Разговор был громким с натужной оживленностью и радушием, все почему-то старались перекричать друг Дружку; гости мешали политику с личными проблемами, последними фильмами и мировыми проблемами. Сэм с Аделью патрулировали комнату наливая свежую выпивку в опустевшие бокалы и удостоверялись, что народ не скучает – они всегда были отменными хозяевами: представили Пола брокерше, а затем девке-журналистке, как бы говоря: “Выбирай сам”, а через минуту он заметил, что тоже самое они делают с бывшим “сокамерником” Сэма.
Брокерша выявила новый талант, совсем не замеченный Полом, ранее на официальных банкетах – воинственную словоохотливость бабы из Женского Либерального Движения – и он попытался как можно скорее избавиться от нее. Девица, пишущая статью о пещерных жителях Ист-Сайда, оказалась какой-то нервической и подверженной болезненной тенденции скорее и скорее добираться до новых порций выпивки. Она беспрерывно курила, делая самоубийственные затяги и выпуская толстые струи дыма из ноздрей. Пол решил, что она столь же безнадежна как и брокерша и быстренько перекочевал к чете Данди, пока наконец Адель не пригласила всех подходить к столу, на котором уже расставила закуску. Надо было взять что-нибудь и сесть за обеденный стол. Пока гости рассаживались, оказалось, что никакого стола нет, и пришлось садиться на подоконники и просто на пол.
Бумажные тарелки люди ставили просто на колени.
Сэм поднес Полу свежую выпивку.
– Аккуратнее с этим пойлом: в нем налита вода в отличие от всего остального выпитого тобой за этот вечер. А ты ведь знаешь, что говорят о загрязнении окружающей среды.
Пол отсалютовал ему стаканчиком.
– Поздравляю с датой, Сэм.
Разговор приобрел более мягкую окраску: сдавленную обстоятельствами, люди прониклись друг к другу симпатией. Мужчины становились более и более распущенными, женщины – страстными, и все принялись облегчать друг другу души, призывая противоположный пол болезненными “как-хочется-чтобы-тебя-любили” взглядами. Девушка-журналистка призналась Полу, что:
– Похоже, вы единственный, кто меня помнит, – и взяла его за руку.
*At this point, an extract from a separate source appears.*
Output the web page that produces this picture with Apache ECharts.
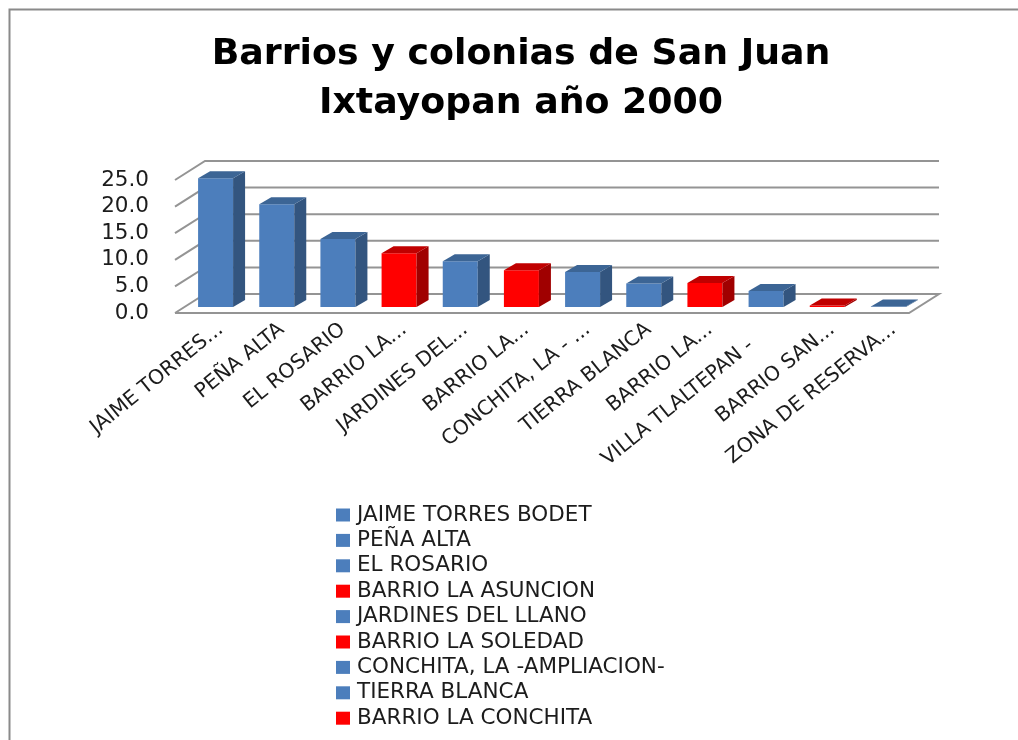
<!DOCTYPE html>
<html><head><meta charset="utf-8">
<style>html,body{margin:0;padding:0;background:#fff}#c{width:1018px;height:740px}</style>
<script src="https://cdn.jsdelivr.net/npm/echarts@6/dist/echarts.min.js"></script>
</head><body><div id="c"></div>
<script>
const chartTitle = 'Barrios y colonias de San Juan\nIxtayopan año 2000';
const categories = ['JAIME TORRES BODET','PEÑA ALTA','EL ROSARIO','BARRIO LA ASUNCION','JARDINES DEL LLANO','BARRIO LA SOLEDAD','CONCHITA, LA -AMPLIACION-','TIERRA BLANCA','BARRIO LA CONCHITA','VILLA TLALTEPAN -','BARRIO SAN...','ZONA DE RESERVA...'];
const tickLabels = ['JAIME TORRES...','PEÑA ALTA','EL ROSARIO','BARRIO LA...','JARDINES DEL...','BARRIO LA...','CONCHITA, LA - ...','TIERRA BLANCA','BARRIO LA...','VILLA TLALTEPAN -\u00a0\u00a0\u00a0\u00a0','BARRIO SAN...','ZONA DE RESERVA...'];
const values = [24.2,19.3,12.8,10.1,8.6,6.9,6.6,4.4,4.5,3.0,0.3,0.1];
const isRed = [false,false,false,true,false,true,false,false,true,false,true,false];
const legendItems = categories.slice(0,9);
const yTicks = [0,5,10,15,20,25];

const BLUE = {front:'#4c7ebc',top:'#3c6595',side:'#33557f'};
const RED = {front:'#ff0000',top:'#c00000',side:'#a00000'};
const FONT = '"DejaVu Sans"';
const GRID = '#949494';
// projection offsets in px, relative to the axis plane
const FRONT = [-15,0], WALL = [15,-19], BAR = [-5,-6], DEPTH = [12,-7], HALF = 17.5;

function wallItem(params, api){
  const v = api.value(1);
  const cs = params.coordSys;
  const p = api.coord([0,v]);
  const xl = cs.x, xr = cs.x+cs.width;
  const pts = v===0
    ? [[xl+FRONT[0],p[1]+FRONT[1]],[xl+WALL[0],p[1]+WALL[1]],[xr+WALL[0],p[1]+WALL[1]],[xr+FRONT[0],p[1]+FRONT[1]],[xl+FRONT[0],p[1]+FRONT[1]]]
    : [[xl+FRONT[0],p[1]+FRONT[1]],[xl+WALL[0],p[1]+WALL[1]],[xr+WALL[0],p[1]+WALL[1]]];
  return {type:'polyline',shape:{points:pts},style:{stroke:GRID,lineWidth:2,fill:null}};
}
function barItem(pal){
  return function(params, api){
    const base = api.coord([api.value(0),0]);
    const top = api.coord([api.value(0),api.value(1)]);
    const x0 = base[0]+BAR[0]-HALF, x1 = base[0]+BAR[0]+HALF;
    const yb = base[1]+BAR[1], yt = top[1]+BAR[1];
    const dx = DEPTH[0], dy = DEPTH[1];
    return {type:'group',children:[
      {type:'polygon',shape:{points:[[x0,yb],[x1,yb],[x1,yt],[x0,yt]]},style:{fill:pal.front}},
      {type:'polygon',shape:{points:[[x1,yb],[x1+dx,yb+dy],[x1+dx,yt+dy],[x1,yt]]},style:{fill:pal.side}},
      {type:'polygon',shape:{points:[[x0,yt],[x1,yt],[x1+dx,yt+dy],[x0+dx,yt+dy]]},style:{fill:pal.top}}
    ]};
  };
}
const series = [{
  type:'custom',name:'wall',silent:true,z:1,coordinateSystem:'cartesian2d',clip:false,
  data:yTicks.map(t=>[0,t]),encode:{x:0,y:1},renderItem:wallItem
}].concat(categories.map((name,i)=>{
  const pal = isRed[i]?RED:BLUE;
  return {type:'custom',name,z:2,coordinateSystem:'cartesian2d',clip:false,
    itemStyle:{color:pal.front},
    data:[[i,values[i]]],encode:{x:0,y:1},renderItem:barItem(pal)};
}));

const chart = echarts.init(document.getElementById('c'),null,{renderer:'canvas'});
chart.setOption({
  animation:false,
  backgroundColor:'#fff',
  title:{text:chartTitle,left:516,top:25,textAlign:'center',
    textStyle:{fontFamily:'"DejaVu Sans"',fontWeight:'bold',fontSize:36.3,lineHeight:49,color:'#000'}},
  grid:{left:190,top:180,width:734,height:133},
  xAxis:{type:'category',data:tickLabels,
    axisLine:{show:false},axisTick:{show:false},splitLine:{show:false},
    axisLabel:{interval:0,rotate:39,margin:14,fontFamily:FONT,fontSize:20.3,color:'#1c1c1c'}},
  yAxis:{type:'value',min:0,max:25,interval:5,
    axisLine:{show:false},axisTick:{show:false},splitLine:{show:false},
    axisLabel:{margin:41,fontFamily:FONT,fontSize:21.5,color:'#1c1c1c',
      formatter:v=>v.toFixed(1)}},
  legend:{orient:'vertical',left:331,top:499,height:400,data:legendItems,icon:'rect',
    itemWidth:14,itemHeight:13,itemGap:3.4,selectedMode:false,
    textStyle:{fontFamily:FONT,fontSize:21.5,color:'#1c1c1c',padding:[0,0,0,2]}},
  tooltip:{show:false},
  graphic:[{type:'rect',z:-1,silent:true,shape:{x:9.5,y:9.5,width:1100,height:800},
    style:{fill:'#fff',stroke:'#8a8a8a',lineWidth:2}}],
  series
});
</script></body></html>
Он отпросился в туалет не потому, что ему приспичило а потому что нужно было побыть одному, а проще говоря – спрятаться. Он не мог понять, как профессиональные шпионы, например, способны выдерживать такое жуткое давление.
Крейцеры обычно читали прессу в туалете, сидя на горшке. В “Нью-Йорк Мэгэзин” была статейка возопившая “Линчеватель: портрет, нарисованный психиатром” и Пол взгромоздился на трон, чтобы почитать о себе.
“Праведник крадется по Нью-Йорку. Пока остальные сидят и болтают о городской администрации и том, как они относится к возрастающему количеству сторожевых псов, он единственный предпринимает практические шаги к уничтожению преступности. Кто он? Что побудило его встать на эту тропу?